In just a few days, the Federal Open Market Committee will determine whether or not to raise interest rates for the first time since they were cut to 0% in 2008.
Most economists, analysts, and market players expect the long-awaited increase to happen.
Some say that the Fed has even waited too long to do it.
But Lindsey Piegza, the chief economist at Stifel, is not among those who believe the Fed has been too cautious.
Piegza long remained adamant that the Fed would focus on what she called “relative weakness of the economy” and not raise rates. As of Thursday, her official call according to Bloomberg’s survey of economists was still for the Fed not to remain on hold, putting her in a tiny minority.
When reached by Business Insider on Friday, however, Piegza said that she had switched and believed the Fed would raise rates. This decision, however, would come as the central bank gave into outside pressure and would prove, ultimately, to be a huge mistake.

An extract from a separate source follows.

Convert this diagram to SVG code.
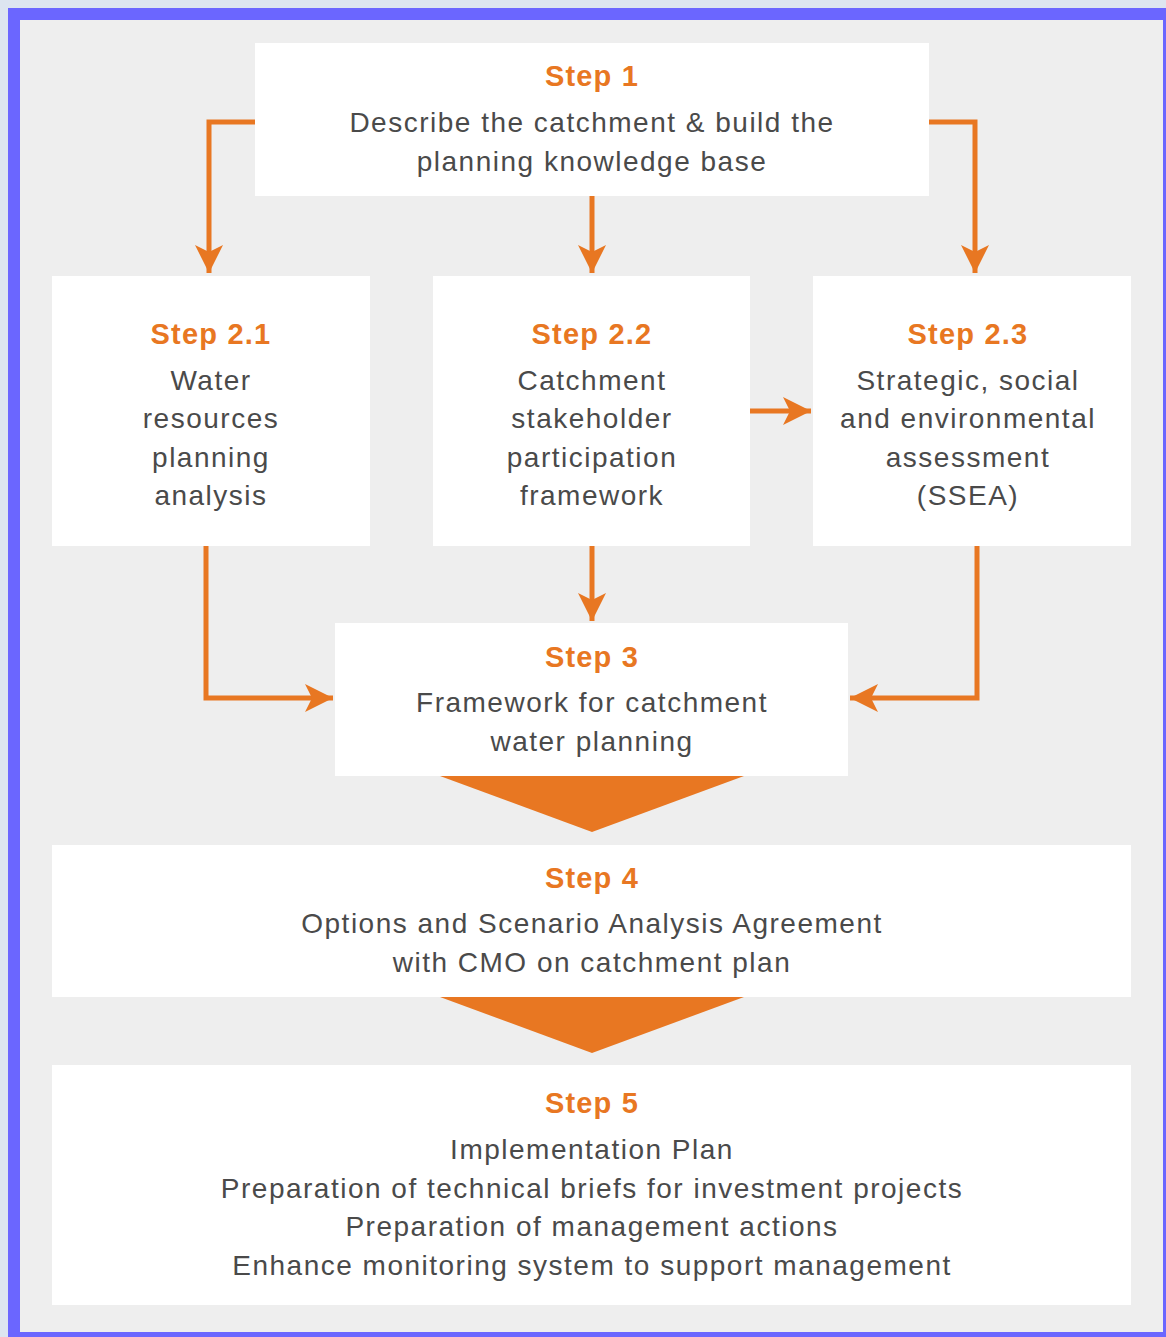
<svg xmlns="http://www.w3.org/2000/svg" width="1166" height="1337" viewBox="0 0 1166 1337">
<style>
.box{fill:#ffffff}
.lbl{font-family:"Liberation Sans",Arial,sans-serif;font-weight:bold;font-size:29px;letter-spacing:1.2px;fill:#e87722;text-anchor:middle}
.txt{font-family:"Liberation Sans",Arial,sans-serif;font-size:28px;letter-spacing:1.5px;fill:#4a4a4a;text-anchor:middle}
.ln{fill:none;stroke:#e87722;stroke-width:5;stroke-linejoin:miter}
.tri{fill:#e87722}
</style>
<defs>
<marker id="ah" viewBox="0 0 10 10" refX="10" refY="5" markerWidth="5.6" markerHeight="5.6" markerUnits="strokeWidth" orient="auto">
<path d="M0,0 L10,5 L0,10 L2.5,5 Z" fill="#e87722"/>
</marker>
</defs>
<rect x="0" y="0" width="1166" height="1337" fill="#dde5f0"/>
<rect x="8" y="8" width="1170" height="1340" fill="#6b66ff"/>
<rect x="20" y="20" width="1143" height="1312" fill="#eeeeee"/>

<g id="connectors">
<path class="ln" d="M255,122 H209 V273" marker-end="url(#ah)"/>
<path class="ln" d="M592,196 V273" marker-end="url(#ah)"/>
<path class="ln" d="M929,122 H975 V273" marker-end="url(#ah)"/>
<path class="ln" d="M750,411 H811" marker-end="url(#ah)"/>
<path class="ln" d="M206,546 V698 H333" marker-end="url(#ah)"/>
<path class="ln" d="M592,546 V621" marker-end="url(#ah)"/>
<path class="ln" d="M977,546 V698 H850" marker-end="url(#ah)"/>
<polygon class="tri" points="440,776 744,776 592,832"/>
<polygon class="tri" points="440,997 744,997 592,1053"/>
</g>

<g id="step1">
<rect class="box" x="255" y="43" width="674" height="153"/>
<text class="lbl" x="592" y="86">Step 1</text>
<text class="txt" x="592" y="132">Describe the catchment &amp; build the</text>
<text class="txt" x="592" y="171">planning knowledge base</text>
</g>

<g id="step21">
<rect class="box" x="52" y="276" width="318" height="270"/>
<text class="lbl" x="211" y="344">Step 2.1</text>
<text class="txt" x="211" y="390">Water</text>
<text class="txt" x="211" y="428">resources</text>
<text class="txt" x="211" y="467">planning</text>
<text class="txt" x="211" y="505">analysis</text>
</g>

<g id="step22">
<rect class="box" x="433" y="276" width="317" height="270"/>
<text class="lbl" x="592" y="344">Step 2.2</text>
<text class="txt" x="592" y="390">Catchment</text>
<text class="txt" x="592" y="428">stakeholder</text>
<text class="txt" x="592" y="467">participation</text>
<text class="txt" x="592" y="505">framework</text>
</g>

<g id="step23">
<rect class="box" x="813" y="276" width="318" height="270"/>
<text class="lbl" x="968" y="344">Step 2.3</text>
<text class="txt" x="968" y="390">Strategic, social</text>
<text class="txt" x="968" y="428">and environmental</text>
<text class="txt" x="968" y="467">assessment</text>
<text class="txt" x="968" y="505">(SSEA)</text>
</g>

<g id="step3">
<rect class="box" x="335" y="623" width="513" height="153"/>
<text class="lbl" x="592" y="667">Step 3</text>
<text class="txt" x="592" y="712">Framework for catchment</text>
<text class="txt" x="592" y="751">water planning</text>
</g>

<g id="step4">
<rect class="box" x="52" y="845" width="1079" height="152"/>
<text class="lbl" x="592" y="888">Step 4</text>
<text class="txt" x="592" y="933">Options and Scenario Analysis Agreement</text>
<text class="txt" x="592" y="972">with CMO on catchment plan</text>
</g>

<g id="step5">
<rect class="box" x="52" y="1065" width="1079" height="240"/>
<text class="lbl" x="592" y="1113">Step 5</text>
<text class="txt" x="592" y="1159">Implementation Plan</text>
<text class="txt" x="592" y="1198">Preparation of technical briefs for investment projects</text>
<text class="txt" x="592" y="1236">Preparation of management actions</text>
<text class="txt" x="592" y="1275">Enhance monitoring system to support management</text>
</g>
</svg>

Talking their way into a corner
The origin of the Fed’s errors, said Piegza, were comments made by Yellen in July 2015. In a speech, Yellen said she expected economic conditions to support a hike “later this this year.” Since then the increasing pressure and a refusal to spook markets by switching course has pushed Yellen into a corner.
“The Fed really did this to themselves, they don’t have good enough economic data but they have set up expectations for a hike by saying that it will happen this year,” Piegza told Business Insider.
“Bernanke would have never used this kind of language. Greenspan would have never used this kind of language. A more seasoned Chairman would never have put their foot in their mouth.”
Piegza thinks that when asked a timeframe for the rate hike Yellen could have had a much better response.
“A chairman with more practice would have sidestepped the question and never taken a strong position on the timing,” said Piegza.
Yellen will come to the meeting ready to hike, said Piegza. Eventually she will convince some of the FOMC’s more “on-the-fence” members to join her by promising an incredibly slow rate of hiking.
The economy isn’t ready
The bigger issue, Piegza told Business Insider, is that economic data does not support an interest rate hike. Chief among her concerns was that inflation is too low.
“Everyone, including the Fed, can agree that inflation is not meeting the stated goal of 2%,” Piegza said.
“No matter what measure you use, it’s just not there.”
The second part of the Fed’s mandate, full employment, hasn’t been reached either said Piegza.
“If [the economy] was at full employment, there would be much more upward pressure on wages,” Piegza said. “You just don’t see that.”
Piegza’s argument is simply that if the pool of workers had really dried up enough to say the US was at full employment, businesses would have to raise wages to attract workers. So far, hourly wages have stayed around 2%, which Piegza said is not nearly enough to indicate the mandate has been met.
Piegza even pointed to Yellen’s own words.
“Just look at Janet Yellen, she said just last week that the labour market is not yet at full employment,” she said, quoting a December 2nd speech from Yellen at the Economic Club of Washington, D.C.
But ultimately Piegza thinks Yellen will give in to external pressure and expectations that expect a rate hike on Wednesday.
“Do I think it is the right policy move? No. Do I think that data is there? No. But do I think we will see a 25 basis point increase move based on the Fed giving in to market expectations and the schedule is set.”